The '80s: Mascara-wearing devotees of The Cure probably already have Join The Dots (Elektra/Rhino), but it's worth checking to find out: This B-sides/rarities collection could enable them to hock boxes full of old import singles that have been gathering dust on the shelves ever since the turntable broke. Rhino packs a huge jolt of nostalgia on Left of the Dial: Dispatches from the 80s Underground, a self-explanatory set that is a must for anyone who remembers what came before the so-called "alternative" music scene. Again, the label's archivists make their jobs tough, insisting that no band be allotted more than one track.

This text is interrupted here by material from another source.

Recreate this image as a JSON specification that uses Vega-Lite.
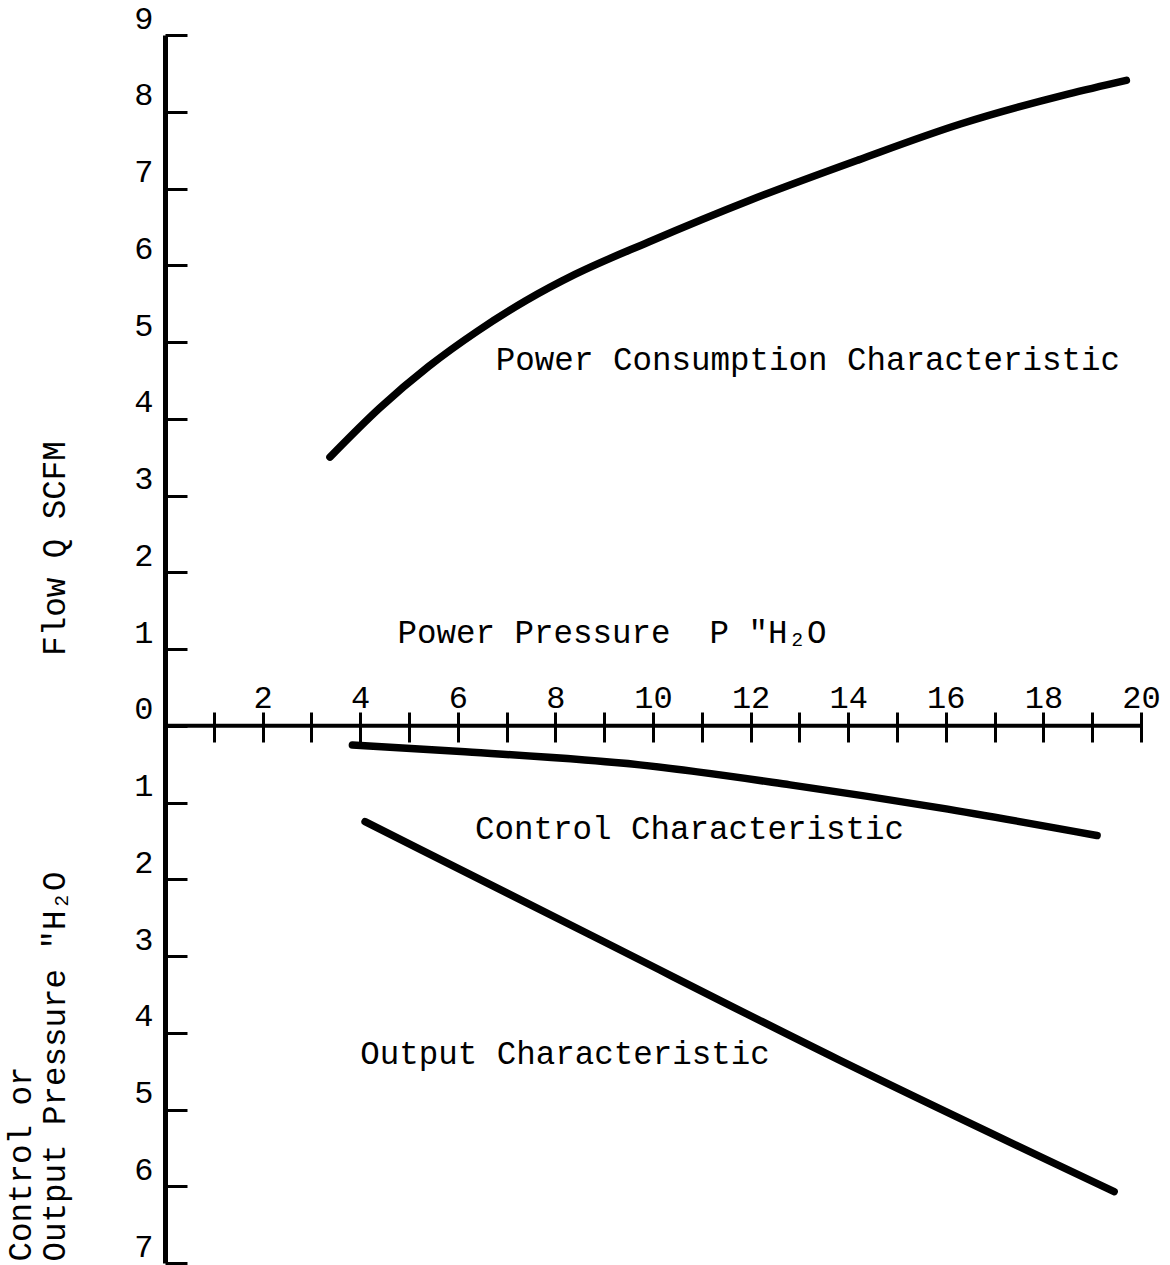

Hard for them, fun for us, as nearly forgotten groups like The Raincoats and The Rain parade share space with XTC and REM.

The '90s: It's not too soon for nostalgia, as VH1 keeps telling us. So two of the decade's finest indie labels threw audio birthday parties this year: Matador at Fifteen and Old Enough to Know Better: 15 Years of Merge Records do their respective imprints proud, each packaging hits with a disc's worth of rare or unheard stuff. Sweeter still, both labels are going strong today. Matador, for instance, is doing right by their Pavement catalog, as the recent deluxe edition of Crooked Rain Crooked Rain proves: The two-disc package boasts a "lost album" worth of material from what many fans consider the group's finest hour.

Now get to the mall, guys - or do like me and file this away for the mad rush three weeks from now.